NGAMPRAH– Sejak diberlakukannya moratorium perizinan minimarket di tahun ini, pengajuan izin minimarket pun mendadak sepi di Dinas Penanaman Modal dan Pelayanan Terpadu Satu Pintu (DPMPTSP) Kabupaten Bandung Barat. Mulai Januari hingga Maret ini tak ada satupun pengajuan dari pengusaha untuk berinvestasi di sektor usaha minimarket. “Dua bulan terakhir ini belum ada satu pun yang mengajukan izin untuk minimarket. Saya sudah cek tidak ada,” kata Kepala Dinas Penanaman Modal dan Pelayanan Terpadu Satu Pintu KBB, Ade Zakir di Ngamprah, Senin (4/3).
Menurutnya, sepinya pengajuan izin minimarket tak terlepas dari kebijakan yang dikeluarkan oleh Dinas Perindustrian dan Perdagangan Kabupaten Bandung Barat soal moratorium minimarket. Dia memandang kebijakan tersebut cukup baik jika untuk kepentingan bersama dalam menertibkan perizinan minimarket yang terus menjamur. “Kalau di dinas kami hanya administrasi saja soal penertiban izin seperti IMB (izin mendirikan bangunan) dan izin lainnya.
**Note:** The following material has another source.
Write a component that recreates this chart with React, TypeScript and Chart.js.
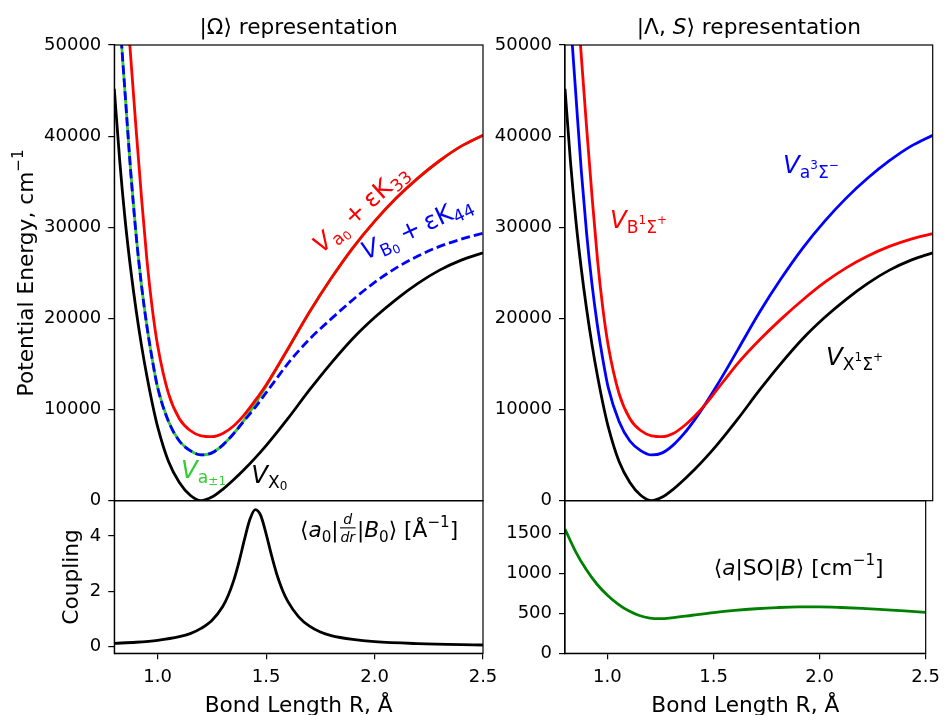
import React, { useEffect, useRef } from "react";
import { Chart, registerables } from "chart.js";

Chart.register(...registerables);

const FONT = '"DejaVu Sans", "Liberation Sans", sans-serif';
const W = 947;
const H = 715;

// ---------- data ----------
const R_PEC = [0.8, 0.825, 0.85, 0.875, 0.9, 0.925, 0.95, 0.975, 1.0, 1.05, 1.1, 1.15, 1.2, 1.25, 1.3, 1.35, 1.4, 1.45, 1.5, 1.55, 1.6, 1.7, 1.8, 1.9, 2.0, 2.1, 2.2, 2.3, 2.4, 2.5];
// X 1Sigma+ (ground state)
const V_X = [45200, 37300, 30800, 25500, 21000, 17100, 13700, 10700, 8100, 4300, 2000, 600, 0, 400, 1250, 2300, 3450, 4700, 6050, 7500, 9000, 12150, 15100, 17800, 20100, 22100, 23850, 25300, 26400, 27200];
// a 3Sigma-
const V_A = [62000, 53000, 44600, 36300, 29300, 23700, 19200, 15500, 12400, 8700, 6550, 5500, 5020, 5250, 6100, 7350, 8900, 10650, 12550, 14550, 16600, 20700, 24400, 27750, 30650, 33200, 35400, 37300, 38900, 40100];
// B 1Sigma+
const V_B = [73000, 65000, 57000, 48900, 40900, 33400, 26500, 21100, 17000, 11750, 9000, 7700, 7120, 7030, 7380, 8200, 9300, 10600, 12100, 13620, 15100, 17650, 19950, 22050, 23950, 25550, 26850, 27900, 28700, 29300];
// |Omega> representation: a0 + eps K33 (upper) and B0 + eps K44 (lower)
const V_A0_K33 = [73000, 65000, 57000, 48900, 40900, 33400, 26500, 21100, 17000, 11750, 9000, 7700, 7120, 7030, 7380, 8200, 9450, 11000, 12700, 14650, 16650, 20700, 24400, 27750, 30650, 33200, 35400, 37300, 38900, 40100];
const V_B0_K44 = [62000, 53000, 44600, 36300, 29300, 23700, 19200, 15500, 12400, 8700, 6550, 5500, 5020, 5250, 6100, 7350, 8800, 10250, 11850, 13450, 15050, 17720, 19950, 22050, 23950, 25550, 26850, 27900, 28700, 29350];

const R_COUP = [0.8, 0.9, 1.0, 1.1, 1.15, 1.2, 1.25, 1.3, 1.325, 1.35, 1.375, 1.4, 1.425, 1.45, 1.475, 1.5, 1.525, 1.55, 1.575, 1.6, 1.65, 1.7, 1.75, 1.8, 1.9, 2.0, 2.2, 2.5];
const COUPLING = [0.12, 0.16, 0.23, 0.36, 0.47, 0.66, 0.95, 1.45, 1.85, 2.38, 3.07, 3.87, 4.6, 4.96, 4.75, 4.08, 3.3, 2.6, 2.05, 1.64, 1.08, 0.74, 0.53, 0.4, 0.26, 0.18, 0.11, 0.06];

const R_SO = [0.8, 0.85, 0.9, 0.95, 1.0, 1.05, 1.1, 1.15, 1.2, 1.25, 1.3, 1.4, 1.5, 1.6, 1.7, 1.8, 1.9, 2.0, 2.1, 2.2, 2.3, 2.4, 2.5];
const SO = [1550, 1270, 1045, 865, 725, 615, 530, 472, 440, 432, 442, 475, 508, 535, 556, 571, 579, 579, 572, 560, 545, 529, 512];

const X_MIN = 0.8;
const X_MAX = 2.5;
const X_TICKS = [1.0, 1.5, 2.0, 2.5];
const PEC_TICKS = [0, 10000, 20000, 30000, 40000, 50000];
const COUP_TICKS = [0, 2, 4];
const SO_TICKS = [0, 500, 1000, 1500];

// ---------- rich text helper (sub/superscripts, fraction, spacing) ----------
type Part = { t?: string; s?: number; dy?: number; it?: boolean; frac?: [string, string]; gap?: number };

function drawRich(
  ctx: CanvasRenderingContext2D,
  x: number,
  y: number,
  parts: Part[],
  F: number,
  color: string,
  rotDeg = 0,
  align: "left" | "center" = "left"
) {
  ctx.save();
  ctx.fillStyle = color;
  ctx.strokeStyle = color;
  ctx.textBaseline = "alphabetic";
  ctx.textAlign = "left";
  const fontOf = (p: Part) => `${p.it ? "italic " : ""}${(p.s ?? 1) * F}px ${FONT}`;
  const widths = parts.map((p) => {
    if (p.gap !== undefined) return p.gap * F;
    ctx.font = fontOf(p);
    if (p.frac) return Math.max(ctx.measureText(p.frac[0]).width, ctx.measureText(p.frac[1]).width) + 0.16 * F;
    return ctx.measureText(p.t || "").width;
  });
  const total = widths.reduce((a, b) => a + b, 0);
  ctx.translate(x, y);
  ctx.rotate((-rotDeg * Math.PI) / 180);
  let cx = align === "center" ? -total / 2 : 0;
  parts.forEach((p, i) => {
    if (p.gap === undefined) {
      ctx.font = fontOf(p);
      if (p.frac) {
        const w = widths[i];
        const mid = cx + w / 2;
        ctx.textAlign = "center";
        ctx.fillText(p.frac[0], mid, -0.62 * F);
        ctx.fillText(p.frac[1], mid, 0.2 * F);
        ctx.textAlign = "left";
        ctx.lineWidth = Math.max(1, 0.05 * F);
        ctx.beginPath();
        ctx.moveTo(cx + 0.06 * F, -0.43 * F);
        ctx.lineTo(cx + w - 0.06 * F, -0.43 * F);
        ctx.stroke();
      } else {
        ctx.fillText(p.t || "", cx, (p.dy ?? 0) * F);
      }
    }
    cx += widths[i];
  });
  ctx.restore();
}

type Anno = { x: number; y: number; parts: Part[]; size: number; color: string; rot?: number };
type Panel = {
  area: [number, number, number, number]; // left, top, right, bottom of plot area
  yMin: number;
  yMax: number;
  yTicks: number[];
  showX: boolean;
  datasets: any[];
  annos: Anno[];
  title?: Part[];
  yLabel: Part[];
  yLabelX: number;
};

const LBL = 21.7;
const V_SIZE = 24.5;

function line(xs: number[], ys: number[], color: string, width: number, dash: number[] = []) {
  return {
    data: xs.map((x, i) => ({ x, y: ys[i] })),
    borderColor: color,
    backgroundColor: color,
    borderWidth: width,
    borderDash: dash,
    pointRadius: 0,
    fill: false,
    cubicInterpolationMode: "monotone",
    clip: 0,
  };
}

function makeConfig(p: Panel): any {
  const [left, top, right, bottom] = p.area;
  const yAxisW = 100;
  const xAxisH = 40;
  const gridCfg = { display: true, drawOnChartArea: false, drawTicks: true, tickLength: 6, color: "#000", lineWidth: 1.2 };
  const borderCfg = { display: true, color: "#000", width: 1.2 };
  return {
    type: "line",
    data: { datasets: p.datasets },
    options: {
      responsive: false,
      animation: false,
      devicePixelRatio: 1,
      events: [],
      layout: {
        padding: {
          left: left - yAxisW,
          top: top,
          right: W - right,
          bottom: p.showX ? H - bottom - xAxisH : H - bottom,
        },
      },
      plugins: { legend: { display: false }, tooltip: { enabled: false }, title: { display: false } },
      scales: {
        x: {
          type: "linear",
          min: X_MIN,
          max: X_MAX,
          display: p.showX,
          afterBuildTicks: (s: any) => {
            s.ticks = X_TICKS.map((v) => ({ value: v }));
          },
          afterFit: (s: any) => {
            s.height = p.showX ? xAxisH : 0;
          },
          grid: gridCfg,
          border: borderCfg,
          ticks: {
            font: { family: FONT, size: 18 },
            color: "#000",
            padding: 7,
            maxRotation: 0,
            autoSkip: false,
            callback: (v: any) => Number(v).toFixed(1),
          },
        },
        y: {
          type: "linear",
          min: p.yMin,
          max: p.yMax,
          afterBuildTicks: (s: any) => {
            s.ticks = p.yTicks.map((v) => ({ value: v }));
          },
          afterFit: (s: any) => {
            s.width = yAxisW;
          },
          grid: gridCfg,
          border: borderCfg,
          ticks: {
            font: { family: FONT, size: 18 },
            color: "#000",
            padding: 7,
            autoSkip: false,
            callback: (v: any) => String(v),
          },
        },
      },
    },
    plugins: [
      {
        id: "deco",
        afterDraw(chart: any) {
          const ctx = chart.ctx as CanvasRenderingContext2D;
          const a = chart.chartArea;
          ctx.save();
          ctx.strokeStyle = "#000";
          ctx.lineWidth = 1.2;
          ctx.strokeRect(a.left, a.top, a.right - a.left, a.bottom - a.top);
          ctx.restore();
          const xs = chart.scales.x;
          const ys = chart.scales.y;
          p.annos.forEach((an) => {
            drawRich(ctx, xs.getPixelForValue(an.x), ys.getPixelForValue(an.y), an.parts, an.size, an.color, an.rot || 0);
          });
          const cxm = (a.left + a.right) / 2;
          if (p.title) drawRich(ctx, cxm, 33.5, p.title, LBL, "#000", 0, "center");
          if (p.showX) drawRich(ctx, cxm, 712, [{ t: "Bond Length R, Å" }], LBL, "#000", 0, "center");
          if (p.yLabel.length) drawRich(ctx, p.yLabelX, (a.top + a.bottom) / 2, p.yLabel, LBL, "#000", 90, "center");
        },
      },
    ],
  };
}

const LEFT_X: [number, number] = [114.3, 483];
const RIGHT_X: [number, number] = [565, 932.7];
const TOP_Y: [number, number] = [45, 500.7];
const BOT_Y: [number, number] = [500.7, 653.3];

const sub = (t: string) => ({ t, s: 0.7, dy: 0.2 });
const subsub = (t: string) => ({ t, s: 0.49, dy: 0.3 });
const supsub = (t: string) => ({ t, s: 0.49, dy: -0.15 });
const Vit = { t: "V", it: true };
const plusEpsK: Part[] = [{ gap: 0.24 }, { t: "+" }, { gap: 0.24 }, { t: "εK" }];

const PANELS: Panel[] = [
  {
    area: [LEFT_X[0], TOP_Y[0], LEFT_X[1], TOP_Y[1]],
    yMin: 0,
    yMax: 50000,
    yTicks: PEC_TICKS,
    showX: false,
    datasets: [
      line(R_PEC, V_B0_K44, "#0000ff", 2.8, [9, 4]),
      line(R_PEC, V_A0_K33, "#ff0000", 2.8),
      line(R_PEC, V_A, "#32cd32", 2.8),
      line(R_PEC, V_X, "#000000", 2.8),
    ],
    annos: [
      { x: 1.758, y: 27070, size: V_SIZE, color: "#ff0000", rot: 42, parts: [Vit, sub("a"), subsub("0"), ...plusEpsK, sub("33")] },
      { x: 1.96, y: 26410, size: V_SIZE, color: "#0000ff", rot: 25, parts: [Vit, sub("B"), subsub("0"), ...plusEpsK, sub("44")] },
      { x: 1.108, y: 2490, size: V_SIZE, color: "#32cd32", parts: [Vit, sub("a"), subsub("±1")] },
      { x: 1.431, y: 1940, size: V_SIZE, color: "#000000", parts: [Vit, sub("X"), subsub("0")] },
    ],
    title: [{ t: "|Ω⟩ representation" }],
    yLabel: [{ t: "Potential Energy, cm" }, { t: "−1", s: 0.7, dy: -0.45 }],
    yLabelX: 32.5,
  },
  {
    area: [LEFT_X[0], BOT_Y[0], LEFT_X[1], BOT_Y[1]],
    yMin: -0.24,
    yMax: 5.28,
    yTicks: COUP_TICKS,
    showX: true,
    datasets: [line(R_COUP, COUPLING, "#000000", 2.8)],
    annos: [
      {
        x: 1.656,
        y: 3.96,
        size: LBL,
        color: "#000000",
        parts: [
          { t: "⟨" },
          { t: "a", it: true },
          sub("0"),
          { t: "|" },
          { frac: ["d", "dr"], s: 0.65, it: true },
          { t: "|" },
          { t: "B", it: true },
          sub("0"),
          { t: "⟩ [Å" },
          { t: "−1", s: 0.7, dy: -0.45 },
          { t: "]" },
        ],
      },
    ],
    yLabel: [{ t: "Coupling" }],
    yLabelX: 78,
  },
  {
    area: [RIGHT_X[0], TOP_Y[0], RIGHT_X[1], TOP_Y[1]],
    yMin: 0,
    yMax: 50000,
    yTicks: PEC_TICKS,
    showX: false,
    datasets: [
      line(R_PEC, V_B, "#ff0000", 2.8),
      line(R_PEC, V_A, "#0000ff", 2.8),
      line(R_PEC, V_X, "#000000", 2.8),
    ],
    annos: [
      { x: 1.008, y: 29920, size: V_SIZE, color: "#ff0000", parts: [Vit, sub("B"), supsub("1"), sub("Σ"), supsub("+")] },
      { x: 1.808, y: 35960, size: V_SIZE, color: "#0000ff", parts: [Vit, sub("a"), supsub("3"), sub("Σ"), supsub("−")] },
      { x: 2.007, y: 14890, size: V_SIZE, color: "#000000", parts: [Vit, sub("X"), supsub("1"), sub("Σ"), supsub("+")] },
    ],
    title: [{ t: "|Λ, " }, { t: "S", it: true }, { t: "⟩ representation" }],
    yLabel: [],
    yLabelX: 0,
  },
  {
    area: [RIGHT_X[0], BOT_Y[0], RIGHT_X[1], BOT_Y[1]],
    yMin: 0,
    yMax: 1905,
    yTicks: SO_TICKS,
    showX: true,
    datasets: [line(R_SO, SO, "#008000", 2.8)],
    annos: [
      {
        x: 1.501,
        y: 979,
        size: LBL,
        color: "#000000",
        parts: [{ t: "⟨" }, { t: "a", it: true }, { t: "|SO|" }, { t: "B", it: true }, { t: "⟩ [cm" }, { t: "−1", s: 0.7, dy: -0.45 }, { t: "]" }],
      },
    ],
    yLabel: [],
    yLabelX: 0,
  },
];

function PanelCanvas({ panel }: { panel: Panel }) {
  const ref = useRef<HTMLCanvasElement | null>(null);
  useEffect(() => {
    if (!ref.current) return;
    const chart = new Chart(ref.current, makeConfig(panel));
    return () => chart.destroy();
  }, [panel]);
  return (
    <canvas
      ref={ref}
      width={W}
      height={H}
      style={{ position: "absolute", left: 0, top: 0, width: W, height: H }}
    />
  );
}

export default function App() {
  return (
    <div style={{ position: "absolute", left: 0, top: 0, width: W, height: H, background: "#fff", overflow: "hidden" }}>
      {PANELS.map((p, i) => (
        <PanelCanvas key={i} panel={p} />
      ))}
    </div>
  );
}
Untuk teknis dan kajian justru ada di sana (Disperindag),” katanya.
Ade menambahkan, jika ke depannya ada pengajuan izin yang masuk, pihaknya belum bisa menerbitkan izin bila tidak ada rekomendasi dari dinas teknis seperti Disperindag. Sehingga pengusaha yang ingin berinvestasi diimbau untuk memenuhi persyaratan yang ditetapkan oleh dinas teknis. “Kalau tidak ada kajian atau rekomendasi dari dinas teknis, kita tidak bisa menerbitkan izin. Karena yang tahu teknis seperti ukuran bangunan dan kontruksi bangunan ada di dinas teknis. Kalau sudah terpenuhi syaratnya baru bisa diterbitkan,” terangnya.
Ditanya soal rencana penyegelan minimarket ilegal atau yang menyalahi zonasi, Ade menyerahkan sepenuhnya pada kebijakan pimpinan. Sebab, dalam melakukan penyegelan harus atas dasar kepentingan bersama bukan kepentingan sepihak. “Soal penyegelan minimarket itu harus ada kebijakan pimpinan (Bupati). Karena kan dalam penyegelan melibatkan beberapa dinas seperti Disperindag, Satpol PP dan lainnya,” ungkapnya.
Seperti diketahui, puluhan pengusaha minimarket yang melanggar zonasi harus bersiap “angkat kaki” karena telah melanggar Perda KBB Nomor 21 Tahun 2011 tentang Penyelenggaraan Pasar, Retribusi Pelayanan Pasar, dan Retribusi Pasar Grosir dan atau Pertokoan, lokasi pasar modern harus berjarak 1.000 meter dari pasar tradisional atau 500 meter dari kantor pemerintahan.